Lorsque Ruchika a découvert qu’elle était enceinte de son deuxième enfant, en octobre 2021, elle n’aurait pas pu imaginer qu’elle se retrouverait, quelques heures avant l’accouchement, dans une file d’attente de distribution bondée, implorant du carburant pour se rendre à l’hôpital.
« La majorité de la foule était sympathique », se souvient Ruchika. « Les autorités m’ont permis d’acheter le carburant dont j’avais besoin après avoir examiné mes documents médicaux pour confirmer mon histoire, mais il y en avait encore quelques-uns qui nous criaient dessus. »
Les femmes enceintes au Sri Lanka se retrouvent dans un monde qui était inimaginable il y a quelques mois à peine. La crise sape de manière critique les services de santé sexuelle et reproductive, y compris les soins de santé maternelle et l’accès à la contraception, et les services de prévention et de réponse à la violence sexiste ont également été compromis.
Les patients invités à fournir du matériel médical
Ruchika s’est rendue à l’hôpital le lendemain de sa pénible attente pour le carburant, juste à temps pour accoucher. Mais le carburant n’était pas sa seule préoccupation.
Deux mois avant la date prévue de son accouchement, Ruchika a appris qu’on demandait aux femmes de fournir des gants, des lames et d’autres matériaux de base nécessaires à un accouchement en toute sécurité lorsqu’elles se rendaient à l’hôpital public pour accoucher. « L’hôpital était épuisé et n’avait aucun moyen de reconstituer ses stocks », se souvient Ruchika.
Elle était terrifiée. « J’ai immédiatement appelé mon médecin et je lui ai demandé si le matériel était disponible et si j’avais également besoin de faire des préparations. « Nous avons le matériel pour l’instant », c’est ce qu’il m’a dit », a-t-elle déclaré. « Mais il ne pouvait me donner aucune assurance sur ce que serait la situation dans deux mois pour mon accouchement. J’étais inquiète de la gravité des choses, alors j’ai demandé deux fois à mon médecin si mon bébé pouvait être accouché en toute sécurité, même s’il avait deux mois d’avance.

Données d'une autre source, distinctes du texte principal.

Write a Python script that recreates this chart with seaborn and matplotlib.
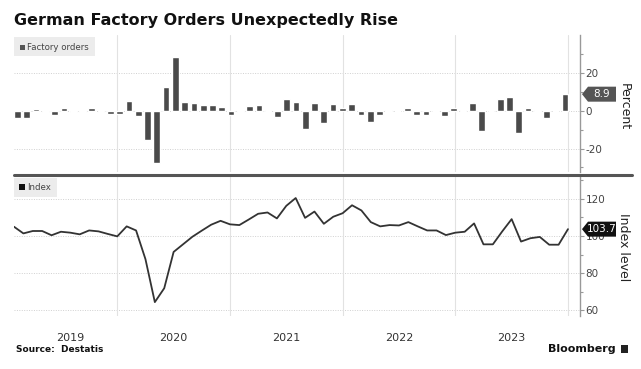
import numpy as np
import pandas as pd
import matplotlib
matplotlib.use("Agg")
import matplotlib.pyplot as plt
import matplotlib.transforms as mtransforms
from matplotlib.patches import Polygon, Rectangle
from matplotlib.lines import Line2D
import seaborn as sns

# ---------------- data ----------------
months = pd.date_range("2019-01-31", periods=60, freq="ME")
factory_orders = [-3.5, -3.5, 1.0, -0.3, -2.0, 1.5, -0.5, -0.6, 1.5, -0.3, -1.5, -1.4,
                  5.5, -2.5, -15.5, -27.7, 12.5, 28.8, 4.9, 4.4, 3.4, 3.4, 2.1, -2.1,
                  -0.5, 2.6, 3.2, 0.3, -3.2, 6.2, 4.6, -9.7, 4.1, -6.3, 3.7, 1.8,
                  3.9, -2.1, -5.8, -2.1, 0.3, -0.2, 1.8, -2.1, -2.1, -0.2, -2.6, 1.6,
                  0.3, 4.4, -10.6, -0.2, 6.2, 7.6, -11.5, 1.6, 0.3, -3.7, -0.2, 8.9]
index_level = [105.0, 101.4, 102.7, 102.7, 100.4, 102.3, 101.8, 100.9, 103.0, 102.5, 101.1, 99.8,
               105.2, 103.0, 87.5, 64.3, 71.8, 91.4, 95.5, 99.6, 102.9, 106.1, 108.2, 106.3,
               105.9, 108.9, 112.0, 112.7, 109.5, 116.3, 120.5, 109.8, 113.2, 106.6, 110.4, 112.3,
               116.6, 113.8, 107.5, 105.2, 105.9, 105.7, 107.5, 105.2, 103.0, 103.0, 100.5, 101.8,
               102.3, 106.8, 95.5, 95.5, 102.5, 109.1, 97.0, 98.8, 99.5, 95.3, 95.3, 103.7]
years = [2019, 2020, 2021, 2022, 2023]
top_ticks = [20, 0, -20]
bot_ticks = [120, 100, 80, 60]

title = "German Factory Orders Unexpectedly Rise"
source = "Source:  Destatis"

idx = np.array([(d.year - 2019) * 12 + d.month - 1 for d in months])

W, H = 641, 369
sns.set_theme(style="white")
plt.rcParams["font.family"] = ["DejaVu Sans"]
plt.rcParams["axes.unicode_minus"] = False

fig = plt.figure(figsize=(W / 100, H / 100), dpi=100)
fig.patch.set_facecolor("white")

def fx(px):
    return px / W

def fy(py):
    return 1 - py / H

left, right = 14, 580
ax_top = fig.add_axes([fx(left), fy(172), fx(right - left), fy(35) - fy(172)])
ax_bot = fig.add_axes([fx(left), fy(316), fx(right - left), fy(176) - fy(316)])

# ---------------- draw ----------------
df_top = pd.DataFrame({"i": idx, "v": factory_orders})
df_bot = pd.DataFrame({"i": idx, "v": index_level})
sns.barplot(data=df_top, x="i", y="v", ax=ax_top, color="#4a4a4a", saturation=1,
            width=0.72, errorbar=None, zorder=3)
sns.lineplot(data=df_bot, x="i", y="v", ax=ax_bot, color="#333333", linewidth=1.3, zorder=3)

ax_top.set_xlim(-0.38, 60.6)
ax_top.set_ylim(-32.4, 40.3)
ax_bot.set_xlim(0, 60.28)
ax_bot.set_ylim(56.8, 132.4)

for ax in (ax_top, ax_bot):
    ax.set_facecolor("white")
    for s in ("left", "top", "bottom"):
        ax.spines[s].set_visible(False)
    ax.spines["right"].set_color("#999999")
    ax.spines["right"].set_linewidth(1.0)
    ax.yaxis.tick_right()
    ax.tick_params(axis="y", which="both", direction="out", length=3, width=0.8,
                   color="#999999", labelsize=7.5, labelcolor="#444444", pad=1)
    ax.set_xlabel("")
    ax.set_ylabel("")
    ax.grid(False)

ax_top.set_xticks([])
ax_top.set_yticks(top_ticks)
ax_top.set_yticks([30, 10, -10, -30], minor=True)
ax_bot.set_yticks(bot_ticks)
ax_bot.set_yticks([130, 110, 90, 70], minor=True)
ax_top.tick_params(axis="y", which="minor", length=2, color="#999999")
ax_bot.tick_params(axis="y", which="minor", length=2, color="#999999")

for t in top_ticks:
    ax_top.axhline(t, color="#d0d0d0", lw=0.7, ls=(0, (1, 1.5)), zorder=1)
for t in bot_ticks:
    ax_bot.axhline(t, color="#d0d0d0", lw=0.7, ls=(0, (1, 1.5)), zorder=1)

# year boundaries (Dec month-end positions) in line coordinates
bounds = [12 * (y - 2019) + 11 for y in years]
blend_top = mtransforms.blended_transform_factory(ax_bot.transData, ax_top.transAxes)
for b in bounds:
    ax_bot.axvline(b, color="#e2e2e2", lw=0.8, zorder=1)
    ax_top.add_line(Line2D([b, b], [0, 1], transform=blend_top, color="#e2e2e2", lw=0.8, zorder=1))

# year labels
label_pos = [6] + [12 * (y - 2019) + 5 for y in years[1:]]
ax_bot.set_xticks(label_pos)
ax_bot.set_xticklabels([str(y) for y in years])
ax_bot.tick_params(axis="x", length=0, labelsize=8, labelcolor="#333333", pad=12)

# right axis labels
fig.text(fx(624), fy(107), "Percent", rotation=-90, ha="center", va="center",
         fontsize=9, color="#222222")
fig.text(fx(624), fy(247), "Index level", rotation=-90, ha="center", va="center",
         fontsize=9, color="#222222")

# separator line
fig.add_artist(Line2D([fx(14), fx(632)], [fy(175), fy(175)], color="#555555", lw=2.2))

# legends
fig.add_artist(Rectangle((fx(14), fy(56)), fx(81), fy(37) - fy(56), transform=fig.transFigure,
                         fc="#ececec", ec="none"))
fig.add_artist(Rectangle((fx(20), fy(49.5)), fx(5), fy(44.5) - fy(49.5), transform=fig.transFigure,
                         fc="#555555", ec="none"))
fig.text(fx(27), fy(47), "Factory orders", fontsize=6.2, color="#444444", va="center", ha="left")
fig.add_artist(Rectangle((fx(14), fy(197)), fx(43), fy(178) - fy(197), transform=fig.transFigure,
                         fc="#ececec", ec="none"))
fig.add_artist(Rectangle((fx(19), fy(190)), fx(6), fy(184) - fy(190), transform=fig.transFigure,
                         fc="#111111", ec="none"))
fig.text(fx(27), fy(187), "Index", fontsize=6.2, color="#444444", va="center", ha="left")

# value tags
def tag(ax, val, text, fc):
    yd = ax.transData.transform((0, val))[1]
    yf = fig.transFigure.inverted().transform((0, yd))[1]
    h = 7.5 / H
    x0, x1, x2 = fx(582), fx(588), fx(616)
    poly = Polygon([(x0, yf), (x1, yf + h), (x2, yf + h), (x2, yf - h), (x1, yf - h)],
                   closed=True, transform=fig.transFigure, fc=fc, ec="none", zorder=10)
    fig.add_artist(poly)
    fig.text((x1 + x2) / 2, yf, text, color="white", ha="center", va="center",
             fontsize=7.5, zorder=11)

tag(ax_top, factory_orders[-1], f"{factory_orders[-1]:.1f}", "#555555")
tag(ax_bot, index_level[-1], f"{index_level[-1]:.1f}", "#111111")

# title and footer
fig.text(fx(14), fy(21), title, fontsize=11.5, fontweight="bold", color="#111111",
         ha="left", va="center")
fig.text(fx(16), fy(350), source, fontsize=6.5, fontweight="bold", color="#111111",
         ha="left", va="center")
fig.text(fx(616), fy(349), "Bloomberg", fontsize=8, fontweight="bold", color="#111111",
         ha="right", va="center")
fig.add_artist(Rectangle((fx(621), fy(353)), fx(7), fy(345) - fy(353), transform=fig.transFigure,
                         fc="#222222", ec="none"))

fig.savefig("out.png", dpi=100)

Le médecin a refusé, invoquant des risques pour la santé du bébé. « Il m’a assuré que tant que j’arriverais à l’hôpital à temps, il s’assurerait que nous étions tous les deux en bonne santé – mais même cela a été une telle lutte. »
Elle a fini par s’inquiéter non seulement de son propre accès au carburant, mais aussi de celui du personnel hospitalier. « La semaine avant mon accouchement, mon mari a posé des questions sur l’état du carburant de mon médecin parce que nous avions entendu tant d’histoires de médecins et d’infirmières incapables de se présenter au travail à cause de la crise du carburant », a-t-elle déclaré.
Appel de fonds
La famille de Ruchika continue de lutter. Lorsque sa fille de quatre ans et demi est tombée malade, ils ont dû se rendre dans six pharmacies pour trouver le nébuliseur dont elle avait besoin. Et des semaines après l’accouchement, Ruchika a bien dépassé la date à laquelle elle devait se faire retirer ses points de suture. Elle attend que son médecin lui fasse savoir quand elle peut entrer. À l’heure actuelle, le médecin est tenu d’économiser le carburant limité dont il dispose pour voyager uniquement lorsque l’un de ses autres patients entre en travail actif.
« La crise économique actuelle a des conséquences considérables sur la santé, les droits et la dignité des femmes et des filles », a déclaré le Dr Natalia Kanem, directrice exécutive de l’agence des Nations Unies pour la santé sexuelle et reproductive, l’UNFPA. « À l’heure actuelle, notre priorité est de répondre à leurs besoins uniques et de garantir leur accès à des services de santé et à un soutien vitaux.
On estime que 215 000 femmes sri-lankaises sont actuellement enceintes, selon les données du ministère sri-lankais de la santé, dont 11 000 adolescentes, et environ 145 000 femmes accoucheront au cours des six prochains mois.
L’UNFPA lance un appel de 10,7 millions de dollars pour répondre d’urgence aux besoins de santé sexuelle et reproductive et aux besoins de protection des femmes et des filles au Sri Lanka. Ce financement servirait à l’achat de médicaments, d’équipements et de fournitures vitaux, y compris des fournitures pour la gestion clinique du viol et des services pour les victimes de violence domestique.
Il fournirait également 10 000 kits d’accouchement, de maternité et de dignité et fournirait à plus de 37 000 femmes une aide sous forme de bons en espèces pour les services de santé reproductive, élargirait les services aux victimes de violence et soutiendrait 1 250 sages-femmes.
Pourtant, avec les problèmes d’infrastructure et de transport, l’accouchement pourrait rester une perspective potentiellement mortelle pour ceux qui n’ont pas accès à des soins médicaux qualifiés.